From the entries below, extract every line that includes the word "this".
* START RECORDS SHOWN *
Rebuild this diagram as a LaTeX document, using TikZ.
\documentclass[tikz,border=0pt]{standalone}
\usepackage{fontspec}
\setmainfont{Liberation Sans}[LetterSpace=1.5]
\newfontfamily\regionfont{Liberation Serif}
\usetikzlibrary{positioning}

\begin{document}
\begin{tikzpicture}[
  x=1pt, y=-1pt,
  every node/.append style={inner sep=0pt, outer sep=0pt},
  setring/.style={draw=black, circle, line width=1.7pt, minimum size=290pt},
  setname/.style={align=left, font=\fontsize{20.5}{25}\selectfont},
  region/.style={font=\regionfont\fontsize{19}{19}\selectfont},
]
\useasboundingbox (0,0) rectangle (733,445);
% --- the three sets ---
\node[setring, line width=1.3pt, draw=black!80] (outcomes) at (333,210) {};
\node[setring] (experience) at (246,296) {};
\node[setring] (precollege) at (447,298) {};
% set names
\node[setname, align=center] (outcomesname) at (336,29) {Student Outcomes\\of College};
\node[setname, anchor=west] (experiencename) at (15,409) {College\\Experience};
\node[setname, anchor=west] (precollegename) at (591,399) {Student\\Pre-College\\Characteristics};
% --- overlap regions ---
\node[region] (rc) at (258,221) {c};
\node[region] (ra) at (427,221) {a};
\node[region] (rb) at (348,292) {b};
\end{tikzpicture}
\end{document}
* END RECORDS SHOWN *
* START RECORDS SHOWN *
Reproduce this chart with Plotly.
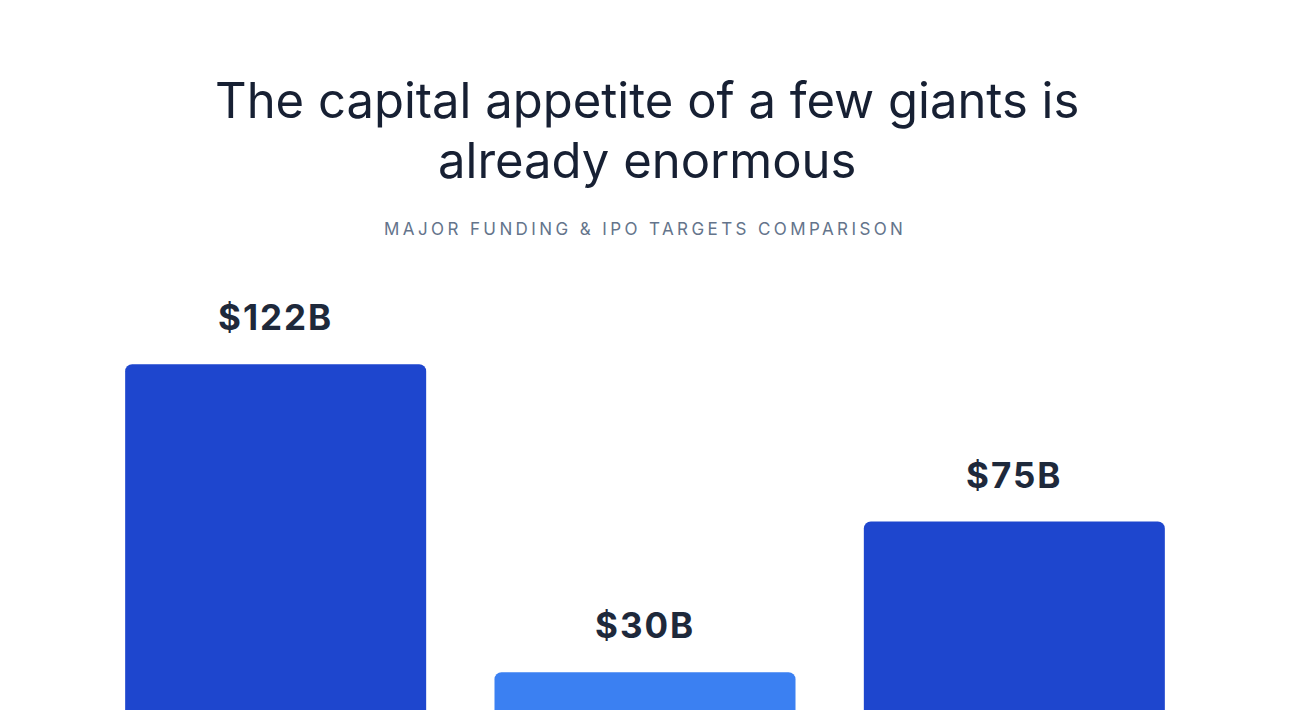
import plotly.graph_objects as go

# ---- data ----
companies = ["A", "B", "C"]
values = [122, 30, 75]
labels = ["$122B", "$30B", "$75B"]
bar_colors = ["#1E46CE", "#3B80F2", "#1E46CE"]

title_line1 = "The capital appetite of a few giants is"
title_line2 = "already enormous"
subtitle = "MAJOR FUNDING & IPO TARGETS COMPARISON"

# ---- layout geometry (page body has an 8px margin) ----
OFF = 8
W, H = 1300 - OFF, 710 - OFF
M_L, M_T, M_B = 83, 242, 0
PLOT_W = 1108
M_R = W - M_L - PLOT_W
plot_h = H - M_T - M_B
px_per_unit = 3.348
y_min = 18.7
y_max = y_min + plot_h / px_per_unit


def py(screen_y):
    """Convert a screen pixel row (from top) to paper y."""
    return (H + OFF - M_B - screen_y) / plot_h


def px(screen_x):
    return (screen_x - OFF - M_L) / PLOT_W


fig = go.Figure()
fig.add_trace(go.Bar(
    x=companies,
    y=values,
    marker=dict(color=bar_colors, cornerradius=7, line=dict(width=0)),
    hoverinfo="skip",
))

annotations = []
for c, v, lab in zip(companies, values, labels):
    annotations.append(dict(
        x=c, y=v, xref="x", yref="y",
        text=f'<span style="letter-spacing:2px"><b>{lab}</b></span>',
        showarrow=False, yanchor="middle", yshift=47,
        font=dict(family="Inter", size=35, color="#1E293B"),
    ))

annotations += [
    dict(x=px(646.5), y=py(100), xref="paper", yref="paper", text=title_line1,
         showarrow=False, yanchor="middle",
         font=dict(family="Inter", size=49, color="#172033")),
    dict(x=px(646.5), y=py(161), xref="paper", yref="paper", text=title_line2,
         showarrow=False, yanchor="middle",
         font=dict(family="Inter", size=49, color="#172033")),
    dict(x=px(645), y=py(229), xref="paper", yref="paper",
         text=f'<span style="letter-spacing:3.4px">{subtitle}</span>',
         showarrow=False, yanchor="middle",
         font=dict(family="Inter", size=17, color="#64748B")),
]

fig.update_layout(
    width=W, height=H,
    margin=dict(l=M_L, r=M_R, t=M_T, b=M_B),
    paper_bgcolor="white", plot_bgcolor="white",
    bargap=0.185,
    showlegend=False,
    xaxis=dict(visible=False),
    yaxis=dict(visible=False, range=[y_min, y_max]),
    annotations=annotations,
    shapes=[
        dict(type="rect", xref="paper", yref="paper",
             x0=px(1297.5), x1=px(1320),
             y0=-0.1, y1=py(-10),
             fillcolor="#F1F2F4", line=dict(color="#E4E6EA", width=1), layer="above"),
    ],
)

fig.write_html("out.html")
* END RECORDS SHOWN *
TASK OUTPUT:
Rebuild this diagram as a LaTeX document, using TikZ.
Reproduce this chart with Plotly.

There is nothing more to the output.